2.4 Multimodal prompting with retrieval#

The following helper function uses the user query to retrieve relevant documents from the vector database and generate a response. The method first generates an embedding of the user inputs using the multimodal embedding model and retrieves similar documents using a similarity search.

def prompt_with_rag(query, vectordb, images_s=[], images_b=[],image_types=[]):
    
    if images_s:
        embedding = generate_multimodal_embeddings(query, images_s[0])
    else:
        embedding = bedrock_embeddings.embed_query(query)
    
    # Perform Retrieval
    context = vectordb.similarity_search_by_vector(embedding, k=5)
    
    message = """You are an assistant to troubleshoot issues with Alexa-enabled devices for Amazon customers.\n
    The retrieved context is helpful information about the issue.\n
    Assist the user by answering their query. You should be helpful, polite and empathetic in your responses.
    If you don't know the answer, just say that you don't know.\n
    
<context>{}</context> \n<query>{}</query>""".format(context, query)
    return invoke_nova_lite_multimodal(message, images_b, image_types)

3. Troubleshoot issues with text prompts#

Let’s test the workflow. We will start with simple text prompts to evaluate the retrieval and generation capabilities of the application.

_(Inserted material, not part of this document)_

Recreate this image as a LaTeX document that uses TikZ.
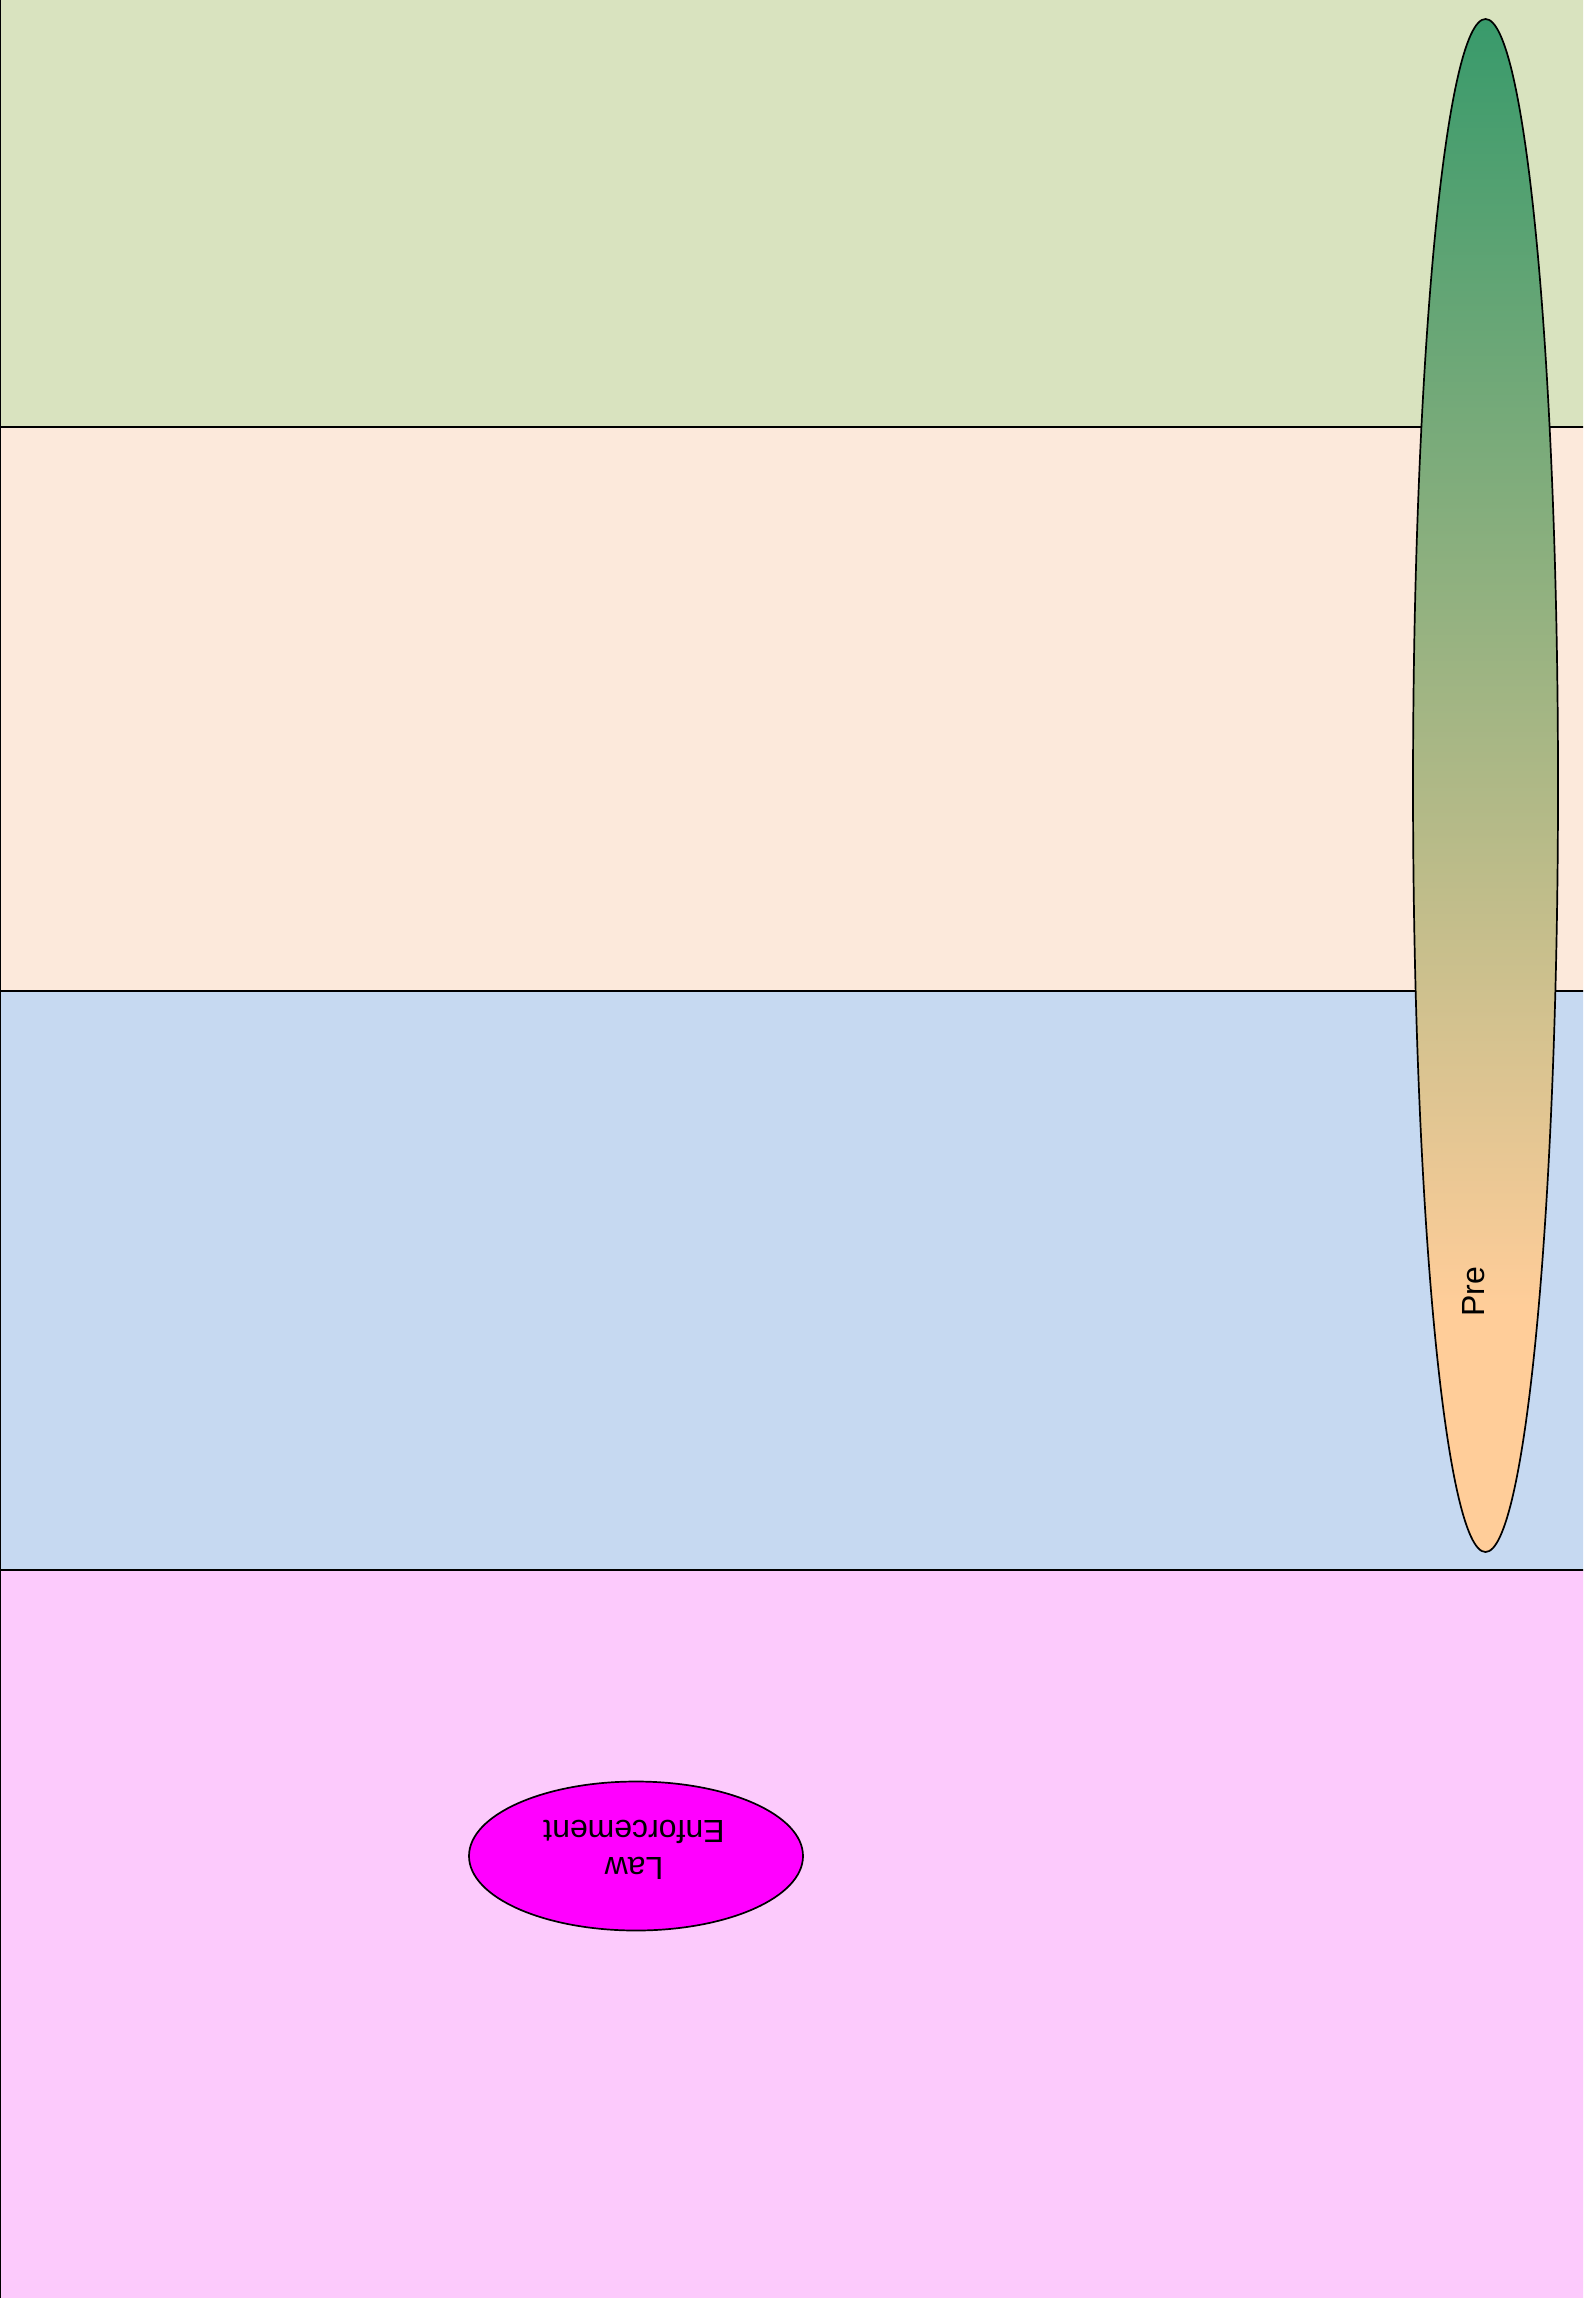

query = "My echo device is not connecting to the internet. What do i do?"

response = prompt_with_rag(query=query, vectordb=vectordb)
Markdown("<i>"+response+"</i>")

I’m sorry to hear that your Echo device is having trouble connecting to the internet. Let’s go through some steps to help resolve this issue:

Check Internet Connection:

Ensure your router is working properly. Try connecting another device to your Wi-Fi network to verify.

Update Alexa App:

Make sure you have the latest version of the Alexa app installed on your smartphone.

Restart Your Echo Device:

Unplug your Echo device from power, wait 30 seconds, and then plug it back in.

Check Wi-Fi Signal:

Ensure your Echo device is within 30 feet (or 10 meters) of your wireless router.

Move your Echo device away from any devices that might cause interference (like microwaves or baby monitors).

Check Wi-Fi Password:

Ensure you are using the correct Wi-Fi password. If you recently changed your Wi-Fi password, update the settings on your Echo device.

Reduce Interference:

If you have several devices connected to your Wi-Fi network, try turning some of them off temporarily to see if it improves connectivity.

Switch Wi-Fi Bands:

If your router has separate network names for the 2.4 GHz and 5 GHz bands, try switching your Echo device to the other band.

Reset Your Echo Device:

If none of the above steps work, try resetting your Echo device. This can help clear up most issues.

Use a Phone Hotspot:

Try setting up your Echo device using your phone as a Wi-Fi hotspot to see if the issue is with your home network.

Contact ISP:

If you are still experiencing issues, it might be a network issue. You can wait a few hours and try again in case of a network outage, or contact your Internet Service Provider.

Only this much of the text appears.